Information shown:
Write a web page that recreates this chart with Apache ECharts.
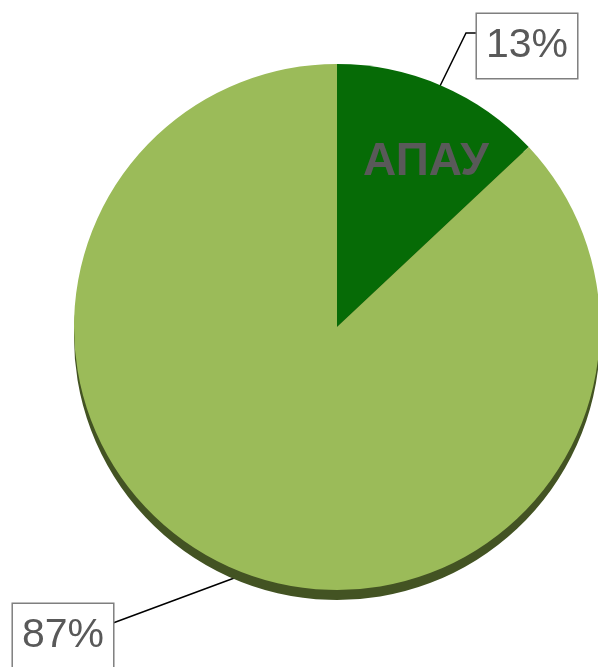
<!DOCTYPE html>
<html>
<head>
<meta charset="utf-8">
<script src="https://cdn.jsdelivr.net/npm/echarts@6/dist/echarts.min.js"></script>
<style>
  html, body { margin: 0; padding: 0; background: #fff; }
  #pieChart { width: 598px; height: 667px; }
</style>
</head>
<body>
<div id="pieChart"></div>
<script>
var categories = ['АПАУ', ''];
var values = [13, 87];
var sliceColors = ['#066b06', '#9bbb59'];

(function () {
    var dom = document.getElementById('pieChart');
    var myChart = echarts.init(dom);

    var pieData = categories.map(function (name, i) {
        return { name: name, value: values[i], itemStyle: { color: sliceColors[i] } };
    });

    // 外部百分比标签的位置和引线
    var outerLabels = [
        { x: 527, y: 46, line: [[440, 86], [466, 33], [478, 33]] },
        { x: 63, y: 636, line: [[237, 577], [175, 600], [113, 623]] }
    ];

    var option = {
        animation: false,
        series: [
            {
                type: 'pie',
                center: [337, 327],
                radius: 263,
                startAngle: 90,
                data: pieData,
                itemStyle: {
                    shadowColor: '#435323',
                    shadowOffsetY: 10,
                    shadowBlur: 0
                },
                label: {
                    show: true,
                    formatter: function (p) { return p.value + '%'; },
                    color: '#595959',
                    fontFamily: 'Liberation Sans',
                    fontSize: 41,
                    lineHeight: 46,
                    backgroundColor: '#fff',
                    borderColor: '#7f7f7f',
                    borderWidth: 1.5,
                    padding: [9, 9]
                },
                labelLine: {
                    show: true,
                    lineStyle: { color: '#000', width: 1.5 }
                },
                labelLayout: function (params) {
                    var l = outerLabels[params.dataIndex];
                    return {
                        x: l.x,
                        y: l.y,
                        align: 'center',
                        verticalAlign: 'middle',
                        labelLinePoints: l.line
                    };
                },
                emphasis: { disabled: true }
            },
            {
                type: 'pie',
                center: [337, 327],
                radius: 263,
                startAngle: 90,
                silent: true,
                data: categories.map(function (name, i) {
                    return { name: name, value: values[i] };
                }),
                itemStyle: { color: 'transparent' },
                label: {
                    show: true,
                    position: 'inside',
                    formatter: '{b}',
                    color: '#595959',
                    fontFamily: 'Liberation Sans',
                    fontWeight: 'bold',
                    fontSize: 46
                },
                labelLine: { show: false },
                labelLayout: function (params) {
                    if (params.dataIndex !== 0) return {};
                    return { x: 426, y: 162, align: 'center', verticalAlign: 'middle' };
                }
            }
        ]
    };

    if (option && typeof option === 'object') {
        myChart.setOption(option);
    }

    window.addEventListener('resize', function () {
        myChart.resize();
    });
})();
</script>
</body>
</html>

Instruction:
Repeat the full listing above exactly, with no pictures in the copy.

Exercise solution:
Write a web page that recreates this chart with Apache ECharts.
<!DOCTYPE html>
<html>
<head>
<meta charset="utf-8">
<script src="https://cdn.jsdelivr.net/npm/echarts@6/dist/echarts.min.js"></script>
<style>
  html, body { margin: 0; padding: 0; background: #fff; }
  #pieChart { width: 598px; height: 667px; }
</style>
</head>
<body>
<div id="pieChart"></div>
<script>
var categories = ['АПАУ', ''];
var values = [13, 87];
var sliceColors = ['#066b06', '#9bbb59'];

(function () {
    var dom = document.getElementById('pieChart');
    var myChart = echarts.init(dom);

    var pieData = categories.map(function (name, i) {
        return { name: name, value: values[i], itemStyle: { color: sliceColors[i] } };
    });

    // 外部百分比标签的位置和引线
    var outerLabels = [
        { x: 527, y: 46, line: [[440, 86], [466, 33], [478, 33]] },
        { x: 63, y: 636, line: [[237, 577], [175, 600], [113, 623]] }
    ];

    var option = {
        animation: false,
        series: [
            {
                type: 'pie',
                center: [337, 327],
                radius: 263,
                startAngle: 90,
                data: pieData,
                itemStyle: {
                    shadowColor: '#435323',
                    shadowOffsetY: 10,
                    shadowBlur: 0
                },
                label: {
                    show: true,
                    formatter: function (p) { return p.value + '%'; },
                    color: '#595959',
                    fontFamily: 'Liberation Sans',
                    fontSize: 41,
                    lineHeight: 46,
                    backgroundColor: '#fff',
                    borderColor: '#7f7f7f',
                    borderWidth: 1.5,
                    padding: [9, 9]
                },
                labelLine: {
                    show: true,
                    lineStyle: { color: '#000', width: 1.5 }
                },
                labelLayout: function (params) {
                    var l = outerLabels[params.dataIndex];
                    return {
                        x: l.x,
                        y: l.y,
                        align: 'center',
                        verticalAlign: 'middle',
                        labelLinePoints: l.line
                    };
                },
                emphasis: { disabled: true }
            },
            {
                type: 'pie',
                center: [337, 327],
                radius: 263,
                startAngle: 90,
                silent: true,
                data: categories.map(function (name, i) {
                    return { name: name, value: values[i] };
                }),
                itemStyle: { color: 'transparent' },
                label: {
                    show: true,
                    position: 'inside',
                    formatter: '{b}',
                    color: '#595959',
                    fontFamily: 'Liberation Sans',
                    fontWeight: 'bold',
                    fontSize: 46
                },
                labelLine: { show: false },
                labelLayout: function (params) {
                    if (params.dataIndex !== 0) return {};
                    return { x: 426, y: 162, align: 'center', verticalAlign: 'middle' };
                }
            }
        ]
    };

    if (option && typeof option === 'object') {
        myChart.setOption(option);
    }

    window.addEventListener('resize', function () {
        myChart.resize();
    });
})();
</script>
</body>
</html>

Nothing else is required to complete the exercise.